◆ What you have to do: Every line that holds "with" should be shown.
==========
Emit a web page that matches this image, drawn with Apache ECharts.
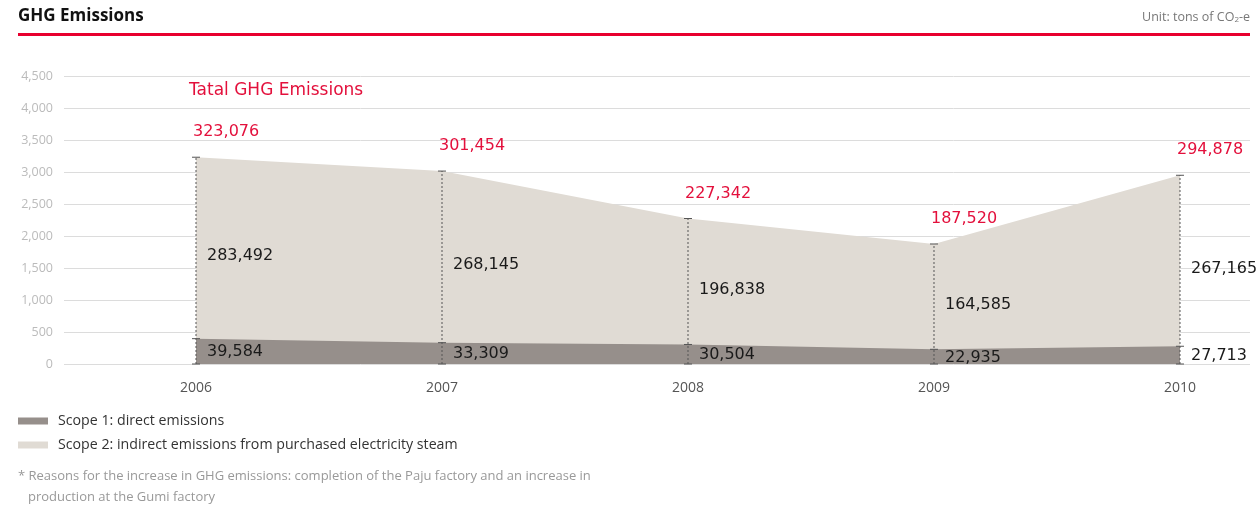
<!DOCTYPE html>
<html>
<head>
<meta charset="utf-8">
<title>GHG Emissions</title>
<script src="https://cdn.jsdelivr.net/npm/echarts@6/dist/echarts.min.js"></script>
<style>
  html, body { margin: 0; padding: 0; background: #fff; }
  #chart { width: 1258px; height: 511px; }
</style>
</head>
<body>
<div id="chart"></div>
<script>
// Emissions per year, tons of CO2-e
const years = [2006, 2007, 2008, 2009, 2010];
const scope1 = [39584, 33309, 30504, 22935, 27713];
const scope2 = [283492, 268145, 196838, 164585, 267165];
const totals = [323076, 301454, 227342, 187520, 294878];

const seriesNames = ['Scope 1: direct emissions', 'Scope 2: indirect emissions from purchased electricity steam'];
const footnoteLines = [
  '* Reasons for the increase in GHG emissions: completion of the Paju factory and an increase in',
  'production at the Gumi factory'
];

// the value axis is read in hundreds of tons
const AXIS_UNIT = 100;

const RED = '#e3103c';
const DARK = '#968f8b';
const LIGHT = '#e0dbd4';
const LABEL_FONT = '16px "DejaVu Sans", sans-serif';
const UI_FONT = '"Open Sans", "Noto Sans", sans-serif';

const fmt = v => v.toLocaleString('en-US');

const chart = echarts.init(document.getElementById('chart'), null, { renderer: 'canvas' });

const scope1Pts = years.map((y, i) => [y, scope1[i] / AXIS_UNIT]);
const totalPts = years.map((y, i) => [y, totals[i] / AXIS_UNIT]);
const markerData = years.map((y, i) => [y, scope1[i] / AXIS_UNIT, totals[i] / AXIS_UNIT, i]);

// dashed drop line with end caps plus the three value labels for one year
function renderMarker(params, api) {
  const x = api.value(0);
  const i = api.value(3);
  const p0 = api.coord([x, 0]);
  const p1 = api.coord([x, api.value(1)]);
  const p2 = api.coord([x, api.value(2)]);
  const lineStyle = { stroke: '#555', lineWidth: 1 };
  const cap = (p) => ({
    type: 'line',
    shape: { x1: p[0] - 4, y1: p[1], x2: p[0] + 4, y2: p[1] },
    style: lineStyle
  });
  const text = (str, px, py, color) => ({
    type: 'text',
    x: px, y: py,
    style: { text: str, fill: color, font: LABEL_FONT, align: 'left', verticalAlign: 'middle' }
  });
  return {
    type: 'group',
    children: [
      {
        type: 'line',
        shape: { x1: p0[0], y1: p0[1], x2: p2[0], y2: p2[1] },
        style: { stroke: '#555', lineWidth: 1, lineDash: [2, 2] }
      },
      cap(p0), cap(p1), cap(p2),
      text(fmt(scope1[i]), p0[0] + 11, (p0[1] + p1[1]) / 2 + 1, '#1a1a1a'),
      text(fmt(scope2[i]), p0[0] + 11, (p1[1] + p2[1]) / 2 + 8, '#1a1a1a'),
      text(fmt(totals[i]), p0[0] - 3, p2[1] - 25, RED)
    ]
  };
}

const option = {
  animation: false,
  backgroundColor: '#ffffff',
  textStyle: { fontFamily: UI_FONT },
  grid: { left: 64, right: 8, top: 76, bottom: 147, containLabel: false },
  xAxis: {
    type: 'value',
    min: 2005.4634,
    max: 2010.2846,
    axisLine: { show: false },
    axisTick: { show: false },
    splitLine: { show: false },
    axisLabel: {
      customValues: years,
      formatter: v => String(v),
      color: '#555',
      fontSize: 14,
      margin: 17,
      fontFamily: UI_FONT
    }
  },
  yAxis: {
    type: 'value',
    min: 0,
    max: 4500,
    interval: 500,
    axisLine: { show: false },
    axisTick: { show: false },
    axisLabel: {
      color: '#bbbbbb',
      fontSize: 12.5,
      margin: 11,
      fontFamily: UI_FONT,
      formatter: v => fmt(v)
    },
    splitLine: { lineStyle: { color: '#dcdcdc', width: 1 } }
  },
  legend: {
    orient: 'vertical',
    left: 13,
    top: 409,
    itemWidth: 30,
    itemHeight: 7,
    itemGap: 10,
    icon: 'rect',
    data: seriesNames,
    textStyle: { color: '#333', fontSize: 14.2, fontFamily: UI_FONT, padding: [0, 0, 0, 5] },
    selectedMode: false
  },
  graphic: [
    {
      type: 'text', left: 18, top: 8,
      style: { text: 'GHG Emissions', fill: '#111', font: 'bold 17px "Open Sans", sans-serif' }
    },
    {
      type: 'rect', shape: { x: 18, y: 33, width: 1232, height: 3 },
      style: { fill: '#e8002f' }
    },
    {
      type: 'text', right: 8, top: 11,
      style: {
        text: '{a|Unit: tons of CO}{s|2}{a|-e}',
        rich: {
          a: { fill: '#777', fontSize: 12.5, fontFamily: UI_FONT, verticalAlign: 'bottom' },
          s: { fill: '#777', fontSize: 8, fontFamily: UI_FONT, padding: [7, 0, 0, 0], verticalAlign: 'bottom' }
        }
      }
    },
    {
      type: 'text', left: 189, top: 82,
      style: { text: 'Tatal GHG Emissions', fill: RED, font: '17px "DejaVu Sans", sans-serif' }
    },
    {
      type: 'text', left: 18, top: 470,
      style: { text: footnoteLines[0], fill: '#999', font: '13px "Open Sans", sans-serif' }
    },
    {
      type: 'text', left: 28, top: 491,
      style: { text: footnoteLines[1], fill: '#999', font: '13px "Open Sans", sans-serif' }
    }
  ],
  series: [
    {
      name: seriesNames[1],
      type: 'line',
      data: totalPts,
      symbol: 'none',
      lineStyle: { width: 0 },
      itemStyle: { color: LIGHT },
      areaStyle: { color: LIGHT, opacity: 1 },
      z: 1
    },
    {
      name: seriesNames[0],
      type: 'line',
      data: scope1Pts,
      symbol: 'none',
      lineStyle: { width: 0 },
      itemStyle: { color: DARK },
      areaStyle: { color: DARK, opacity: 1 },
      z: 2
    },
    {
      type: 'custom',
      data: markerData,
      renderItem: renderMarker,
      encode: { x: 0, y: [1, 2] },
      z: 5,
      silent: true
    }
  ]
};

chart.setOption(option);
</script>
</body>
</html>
==========
◆ Finished task:
Emit a web page that matches this image, drawn with Apache ECharts.
// dashed drop line with end caps plus the three value labels for one year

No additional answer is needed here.